**Task instructions**
Give only the number of lines in the data that contain the word "this".

** BEGIN Information given **

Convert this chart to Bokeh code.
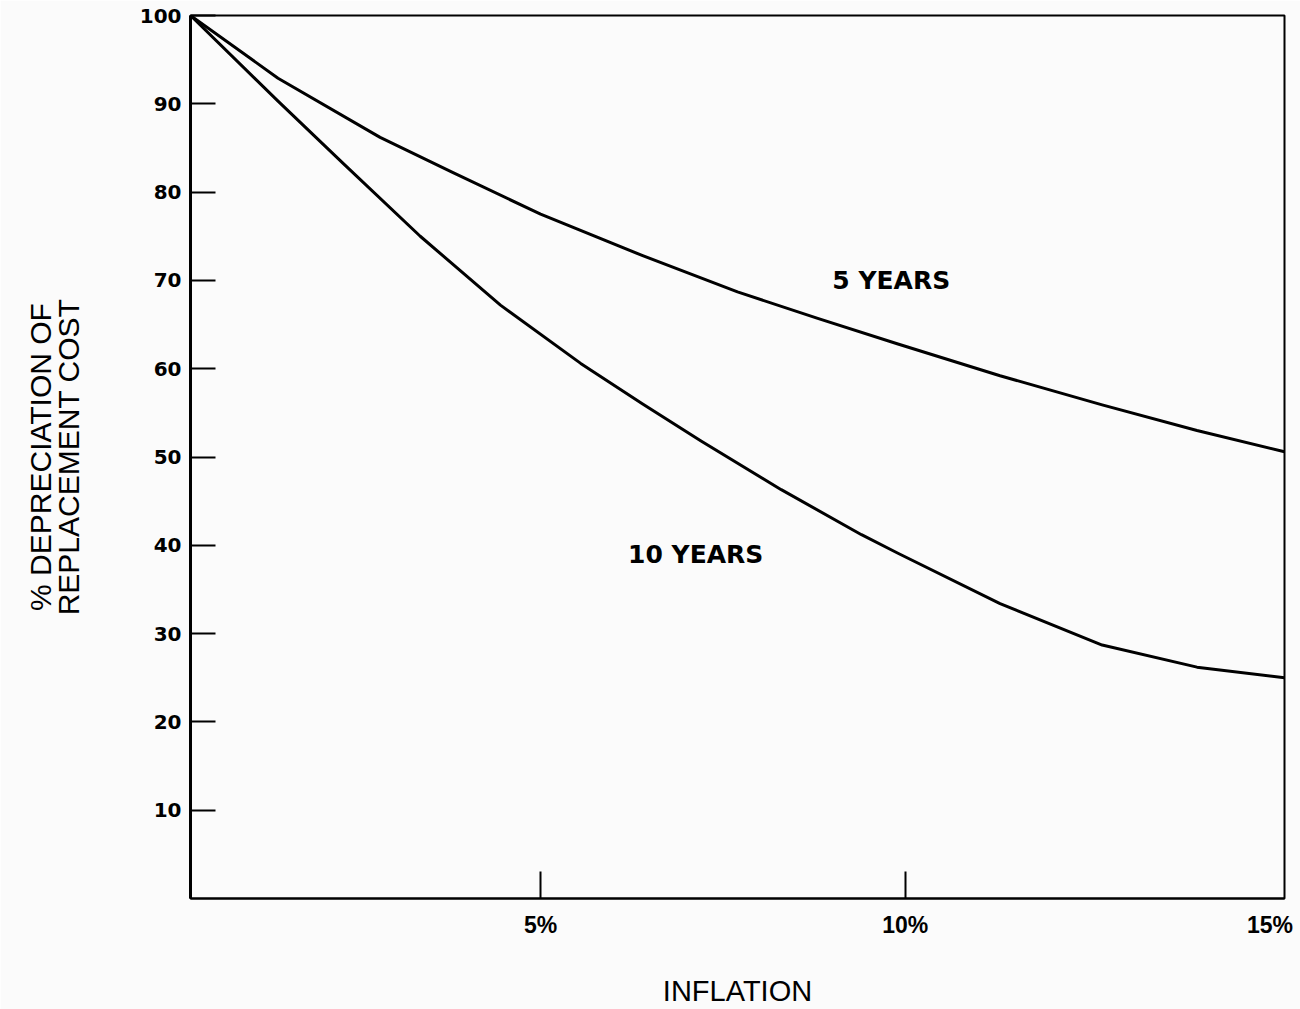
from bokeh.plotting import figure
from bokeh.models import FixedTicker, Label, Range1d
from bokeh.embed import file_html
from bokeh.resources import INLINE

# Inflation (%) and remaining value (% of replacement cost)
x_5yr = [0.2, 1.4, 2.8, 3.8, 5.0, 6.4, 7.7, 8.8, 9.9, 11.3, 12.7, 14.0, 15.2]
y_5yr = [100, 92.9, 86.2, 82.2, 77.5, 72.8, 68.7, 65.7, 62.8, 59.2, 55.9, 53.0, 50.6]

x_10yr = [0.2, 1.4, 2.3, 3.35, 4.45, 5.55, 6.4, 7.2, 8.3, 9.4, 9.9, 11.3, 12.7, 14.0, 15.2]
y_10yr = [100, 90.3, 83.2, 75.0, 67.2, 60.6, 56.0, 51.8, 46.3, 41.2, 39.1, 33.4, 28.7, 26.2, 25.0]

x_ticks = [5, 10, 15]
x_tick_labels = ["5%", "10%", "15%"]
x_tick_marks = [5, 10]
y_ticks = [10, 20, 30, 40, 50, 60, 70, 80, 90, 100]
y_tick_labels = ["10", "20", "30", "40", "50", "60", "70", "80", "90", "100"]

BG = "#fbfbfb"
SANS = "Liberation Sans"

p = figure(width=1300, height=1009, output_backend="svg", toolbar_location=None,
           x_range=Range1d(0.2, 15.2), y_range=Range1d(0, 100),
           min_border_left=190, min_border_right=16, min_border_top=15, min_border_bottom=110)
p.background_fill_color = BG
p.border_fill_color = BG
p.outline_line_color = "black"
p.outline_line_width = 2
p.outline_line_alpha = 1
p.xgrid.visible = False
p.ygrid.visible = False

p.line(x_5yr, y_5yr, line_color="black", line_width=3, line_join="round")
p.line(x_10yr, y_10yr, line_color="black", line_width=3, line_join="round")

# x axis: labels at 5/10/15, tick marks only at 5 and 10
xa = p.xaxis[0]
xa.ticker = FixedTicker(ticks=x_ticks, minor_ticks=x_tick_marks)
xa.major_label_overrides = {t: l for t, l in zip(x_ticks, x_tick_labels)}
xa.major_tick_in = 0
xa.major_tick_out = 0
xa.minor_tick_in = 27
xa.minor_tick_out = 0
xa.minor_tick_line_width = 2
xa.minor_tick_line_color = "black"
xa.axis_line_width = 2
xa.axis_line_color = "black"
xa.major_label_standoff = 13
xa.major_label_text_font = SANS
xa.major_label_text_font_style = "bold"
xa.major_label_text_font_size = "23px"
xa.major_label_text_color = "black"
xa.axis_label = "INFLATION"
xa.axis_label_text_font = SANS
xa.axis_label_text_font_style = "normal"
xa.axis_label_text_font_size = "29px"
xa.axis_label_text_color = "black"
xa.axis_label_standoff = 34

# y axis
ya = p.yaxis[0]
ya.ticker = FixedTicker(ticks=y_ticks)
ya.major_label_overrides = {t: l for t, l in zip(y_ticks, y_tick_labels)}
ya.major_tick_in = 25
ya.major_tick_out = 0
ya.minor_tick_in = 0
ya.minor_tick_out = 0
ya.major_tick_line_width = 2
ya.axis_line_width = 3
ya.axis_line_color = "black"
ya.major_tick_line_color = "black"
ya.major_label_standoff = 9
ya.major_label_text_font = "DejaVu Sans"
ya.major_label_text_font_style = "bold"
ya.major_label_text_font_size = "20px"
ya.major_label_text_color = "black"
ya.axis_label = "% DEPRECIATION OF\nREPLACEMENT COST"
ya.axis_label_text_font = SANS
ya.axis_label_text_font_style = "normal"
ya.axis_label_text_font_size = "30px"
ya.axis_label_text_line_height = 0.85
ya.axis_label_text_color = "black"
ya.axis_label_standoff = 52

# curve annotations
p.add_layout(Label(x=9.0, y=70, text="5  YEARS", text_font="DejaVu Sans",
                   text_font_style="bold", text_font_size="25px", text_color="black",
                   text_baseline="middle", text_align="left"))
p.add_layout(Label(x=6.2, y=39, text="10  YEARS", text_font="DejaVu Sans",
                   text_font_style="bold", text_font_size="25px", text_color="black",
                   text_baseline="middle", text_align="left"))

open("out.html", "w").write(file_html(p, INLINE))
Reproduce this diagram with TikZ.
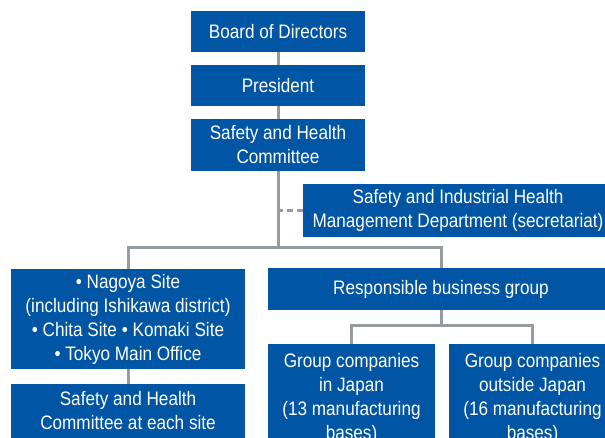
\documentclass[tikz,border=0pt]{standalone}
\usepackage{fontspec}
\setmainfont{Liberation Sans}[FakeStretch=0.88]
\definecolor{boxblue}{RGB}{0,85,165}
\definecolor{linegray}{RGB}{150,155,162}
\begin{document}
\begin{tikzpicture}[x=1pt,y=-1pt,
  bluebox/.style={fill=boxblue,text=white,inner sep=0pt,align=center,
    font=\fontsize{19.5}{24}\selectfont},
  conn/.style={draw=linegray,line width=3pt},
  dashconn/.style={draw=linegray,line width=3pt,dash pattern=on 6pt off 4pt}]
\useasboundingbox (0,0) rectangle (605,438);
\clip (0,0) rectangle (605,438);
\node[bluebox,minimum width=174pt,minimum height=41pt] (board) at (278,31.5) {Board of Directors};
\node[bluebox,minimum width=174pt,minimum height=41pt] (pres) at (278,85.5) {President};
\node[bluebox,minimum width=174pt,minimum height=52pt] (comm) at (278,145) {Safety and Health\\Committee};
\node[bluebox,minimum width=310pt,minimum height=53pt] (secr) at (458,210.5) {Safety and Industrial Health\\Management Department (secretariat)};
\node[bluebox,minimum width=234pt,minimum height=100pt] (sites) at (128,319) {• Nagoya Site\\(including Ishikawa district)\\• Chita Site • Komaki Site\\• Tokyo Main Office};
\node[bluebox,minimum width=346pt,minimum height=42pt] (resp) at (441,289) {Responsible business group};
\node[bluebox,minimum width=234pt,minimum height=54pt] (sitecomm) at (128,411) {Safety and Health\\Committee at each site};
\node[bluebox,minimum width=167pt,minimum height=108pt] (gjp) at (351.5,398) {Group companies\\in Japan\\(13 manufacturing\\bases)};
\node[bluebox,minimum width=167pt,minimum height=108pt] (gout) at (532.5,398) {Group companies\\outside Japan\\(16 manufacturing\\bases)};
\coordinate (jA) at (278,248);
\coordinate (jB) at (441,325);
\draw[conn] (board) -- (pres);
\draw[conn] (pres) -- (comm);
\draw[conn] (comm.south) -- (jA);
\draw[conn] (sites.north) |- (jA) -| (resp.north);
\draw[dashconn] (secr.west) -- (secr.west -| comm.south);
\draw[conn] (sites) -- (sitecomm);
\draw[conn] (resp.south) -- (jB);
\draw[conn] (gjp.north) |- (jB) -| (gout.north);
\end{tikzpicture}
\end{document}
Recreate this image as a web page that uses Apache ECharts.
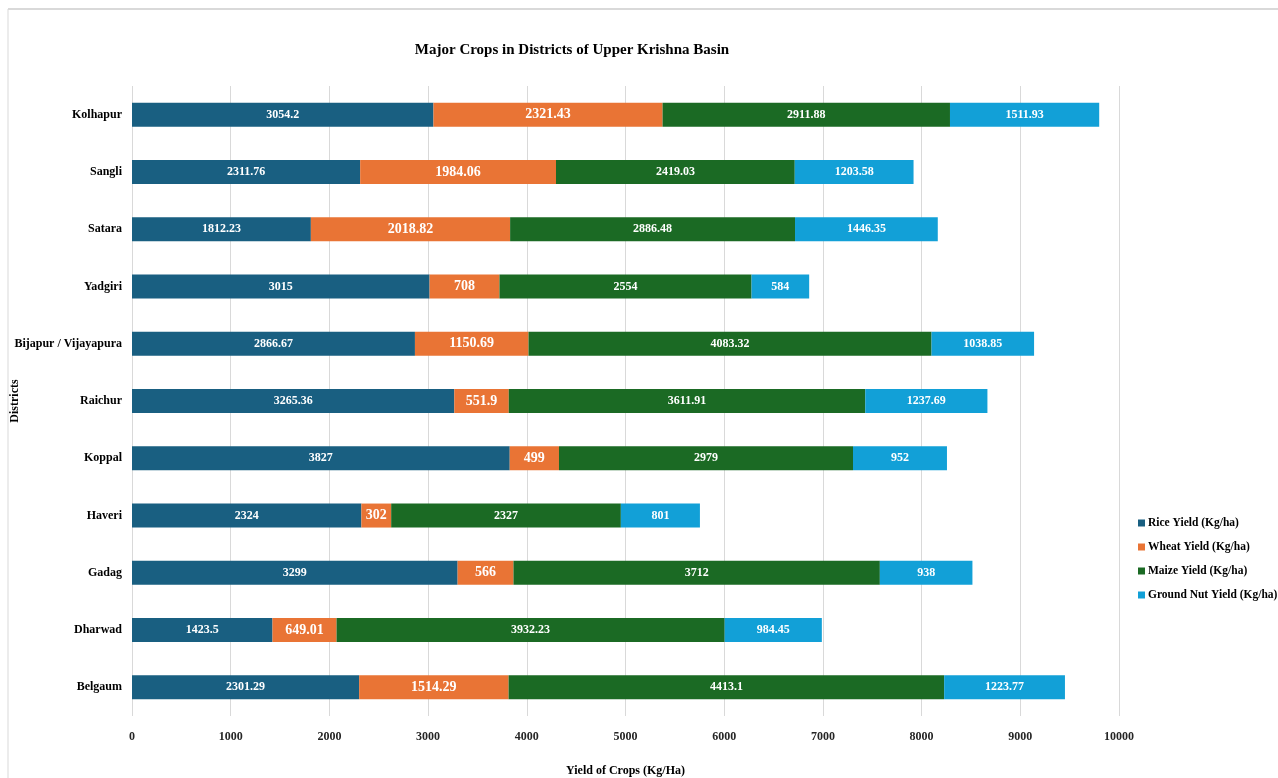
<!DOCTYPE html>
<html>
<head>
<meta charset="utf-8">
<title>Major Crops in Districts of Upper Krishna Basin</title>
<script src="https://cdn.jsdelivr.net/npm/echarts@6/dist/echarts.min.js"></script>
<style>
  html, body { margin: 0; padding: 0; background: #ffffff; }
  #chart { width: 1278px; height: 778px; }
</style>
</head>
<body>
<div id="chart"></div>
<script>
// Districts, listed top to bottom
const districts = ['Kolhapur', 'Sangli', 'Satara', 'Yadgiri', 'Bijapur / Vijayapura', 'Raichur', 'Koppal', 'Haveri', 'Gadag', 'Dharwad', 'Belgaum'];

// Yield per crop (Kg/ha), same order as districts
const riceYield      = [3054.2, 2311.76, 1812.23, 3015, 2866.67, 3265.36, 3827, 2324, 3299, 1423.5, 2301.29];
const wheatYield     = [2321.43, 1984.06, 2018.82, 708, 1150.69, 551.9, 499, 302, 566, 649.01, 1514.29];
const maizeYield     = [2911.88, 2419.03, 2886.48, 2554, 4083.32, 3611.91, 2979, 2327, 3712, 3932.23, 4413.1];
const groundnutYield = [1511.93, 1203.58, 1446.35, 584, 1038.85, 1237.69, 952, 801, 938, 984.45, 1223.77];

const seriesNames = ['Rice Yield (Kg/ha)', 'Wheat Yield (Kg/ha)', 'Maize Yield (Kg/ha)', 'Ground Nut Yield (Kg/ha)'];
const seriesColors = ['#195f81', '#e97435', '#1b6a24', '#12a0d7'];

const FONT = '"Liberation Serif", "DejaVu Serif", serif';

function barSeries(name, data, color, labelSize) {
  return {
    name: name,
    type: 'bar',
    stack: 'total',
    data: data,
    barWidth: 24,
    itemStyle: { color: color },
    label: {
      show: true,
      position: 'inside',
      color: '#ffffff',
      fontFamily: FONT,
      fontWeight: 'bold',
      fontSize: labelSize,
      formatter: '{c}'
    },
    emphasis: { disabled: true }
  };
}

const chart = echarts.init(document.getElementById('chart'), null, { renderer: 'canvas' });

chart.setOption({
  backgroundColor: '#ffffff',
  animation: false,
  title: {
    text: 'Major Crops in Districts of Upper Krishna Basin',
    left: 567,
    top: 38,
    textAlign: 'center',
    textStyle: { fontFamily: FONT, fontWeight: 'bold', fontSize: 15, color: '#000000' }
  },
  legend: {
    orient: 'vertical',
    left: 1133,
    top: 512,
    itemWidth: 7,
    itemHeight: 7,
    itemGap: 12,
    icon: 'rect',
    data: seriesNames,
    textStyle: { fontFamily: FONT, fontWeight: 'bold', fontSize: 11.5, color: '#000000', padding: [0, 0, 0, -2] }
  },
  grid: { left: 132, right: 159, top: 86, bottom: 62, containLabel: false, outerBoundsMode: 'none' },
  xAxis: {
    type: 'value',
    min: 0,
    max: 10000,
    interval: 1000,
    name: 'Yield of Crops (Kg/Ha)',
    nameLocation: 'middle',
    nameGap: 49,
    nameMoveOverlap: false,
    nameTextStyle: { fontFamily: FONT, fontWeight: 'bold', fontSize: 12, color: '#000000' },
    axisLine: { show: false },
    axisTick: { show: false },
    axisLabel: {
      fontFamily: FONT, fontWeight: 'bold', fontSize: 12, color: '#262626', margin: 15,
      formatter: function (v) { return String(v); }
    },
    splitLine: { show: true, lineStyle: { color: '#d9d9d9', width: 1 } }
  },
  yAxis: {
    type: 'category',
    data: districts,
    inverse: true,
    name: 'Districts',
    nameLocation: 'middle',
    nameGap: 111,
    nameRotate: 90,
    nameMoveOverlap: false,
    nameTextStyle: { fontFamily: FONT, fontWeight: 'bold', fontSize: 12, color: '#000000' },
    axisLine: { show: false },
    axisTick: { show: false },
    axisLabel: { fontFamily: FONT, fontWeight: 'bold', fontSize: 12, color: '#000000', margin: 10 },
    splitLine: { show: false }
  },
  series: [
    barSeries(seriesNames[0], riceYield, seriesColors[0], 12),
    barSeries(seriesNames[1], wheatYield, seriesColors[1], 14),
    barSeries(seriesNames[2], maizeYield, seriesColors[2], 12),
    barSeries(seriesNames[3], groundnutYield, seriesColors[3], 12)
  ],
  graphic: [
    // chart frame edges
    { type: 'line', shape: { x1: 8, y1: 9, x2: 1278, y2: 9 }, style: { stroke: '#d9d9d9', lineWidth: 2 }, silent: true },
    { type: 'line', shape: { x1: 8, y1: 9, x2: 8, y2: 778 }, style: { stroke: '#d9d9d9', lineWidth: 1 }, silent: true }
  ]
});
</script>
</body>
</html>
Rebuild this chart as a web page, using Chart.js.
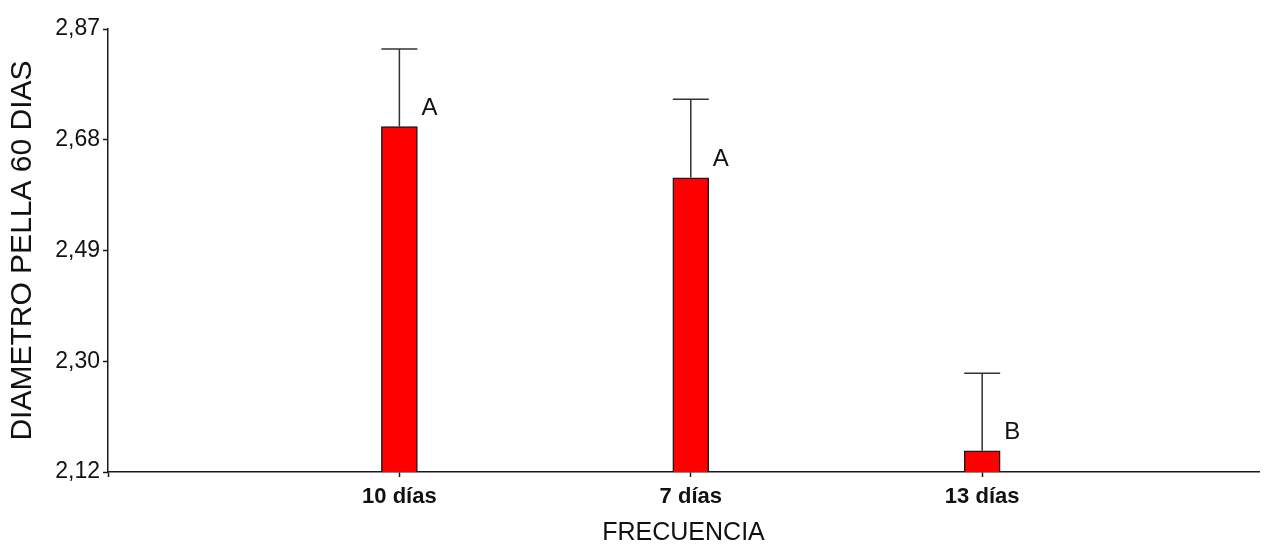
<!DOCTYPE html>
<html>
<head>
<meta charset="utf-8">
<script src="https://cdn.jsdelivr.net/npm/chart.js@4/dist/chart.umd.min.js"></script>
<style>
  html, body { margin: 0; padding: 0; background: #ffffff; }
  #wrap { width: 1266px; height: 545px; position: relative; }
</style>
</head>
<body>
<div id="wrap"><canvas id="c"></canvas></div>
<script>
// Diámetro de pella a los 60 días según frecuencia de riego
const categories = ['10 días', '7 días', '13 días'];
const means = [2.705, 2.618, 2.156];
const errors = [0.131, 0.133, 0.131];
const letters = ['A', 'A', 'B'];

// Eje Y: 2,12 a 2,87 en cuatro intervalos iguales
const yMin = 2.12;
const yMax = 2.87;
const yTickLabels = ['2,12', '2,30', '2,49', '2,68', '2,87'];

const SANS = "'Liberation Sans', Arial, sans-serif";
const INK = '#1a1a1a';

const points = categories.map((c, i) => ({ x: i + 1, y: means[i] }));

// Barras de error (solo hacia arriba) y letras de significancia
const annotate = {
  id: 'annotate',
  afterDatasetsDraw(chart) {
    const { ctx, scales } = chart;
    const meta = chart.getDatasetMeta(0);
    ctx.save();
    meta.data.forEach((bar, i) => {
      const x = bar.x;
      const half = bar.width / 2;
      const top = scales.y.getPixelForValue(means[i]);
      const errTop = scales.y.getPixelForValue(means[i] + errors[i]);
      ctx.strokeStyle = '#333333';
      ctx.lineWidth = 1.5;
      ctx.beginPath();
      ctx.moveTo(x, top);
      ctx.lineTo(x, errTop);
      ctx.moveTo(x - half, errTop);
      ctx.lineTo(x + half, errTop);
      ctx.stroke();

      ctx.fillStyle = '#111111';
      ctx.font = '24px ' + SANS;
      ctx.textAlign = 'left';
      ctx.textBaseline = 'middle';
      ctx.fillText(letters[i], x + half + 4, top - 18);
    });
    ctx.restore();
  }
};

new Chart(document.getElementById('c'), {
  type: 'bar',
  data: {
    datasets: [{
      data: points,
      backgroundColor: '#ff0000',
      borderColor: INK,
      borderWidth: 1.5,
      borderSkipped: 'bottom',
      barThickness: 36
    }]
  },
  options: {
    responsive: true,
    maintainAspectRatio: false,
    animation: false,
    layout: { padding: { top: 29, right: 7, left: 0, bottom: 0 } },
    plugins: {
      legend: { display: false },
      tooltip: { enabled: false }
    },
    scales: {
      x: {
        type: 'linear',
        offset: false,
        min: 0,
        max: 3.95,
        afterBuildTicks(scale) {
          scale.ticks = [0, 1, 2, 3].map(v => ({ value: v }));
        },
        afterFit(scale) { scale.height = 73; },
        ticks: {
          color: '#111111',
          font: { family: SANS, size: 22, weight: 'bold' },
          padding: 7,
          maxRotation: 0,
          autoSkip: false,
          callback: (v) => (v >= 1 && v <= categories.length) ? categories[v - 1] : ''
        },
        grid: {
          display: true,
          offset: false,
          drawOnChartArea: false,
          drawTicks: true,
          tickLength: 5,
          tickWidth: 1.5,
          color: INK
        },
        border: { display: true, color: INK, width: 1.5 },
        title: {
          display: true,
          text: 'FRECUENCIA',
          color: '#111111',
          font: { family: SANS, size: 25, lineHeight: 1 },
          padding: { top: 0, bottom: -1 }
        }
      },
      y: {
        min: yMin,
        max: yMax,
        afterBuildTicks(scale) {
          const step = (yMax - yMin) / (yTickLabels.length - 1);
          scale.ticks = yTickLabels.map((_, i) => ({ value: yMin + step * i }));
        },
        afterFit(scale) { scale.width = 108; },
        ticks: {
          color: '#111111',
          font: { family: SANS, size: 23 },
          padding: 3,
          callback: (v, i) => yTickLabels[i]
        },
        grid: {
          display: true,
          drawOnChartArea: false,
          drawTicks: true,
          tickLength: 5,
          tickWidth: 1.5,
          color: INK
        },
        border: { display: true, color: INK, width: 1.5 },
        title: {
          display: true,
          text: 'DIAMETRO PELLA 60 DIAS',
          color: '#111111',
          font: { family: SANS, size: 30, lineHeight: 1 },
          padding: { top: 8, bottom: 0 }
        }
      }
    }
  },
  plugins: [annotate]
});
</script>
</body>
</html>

** END Information given **

**Response**
4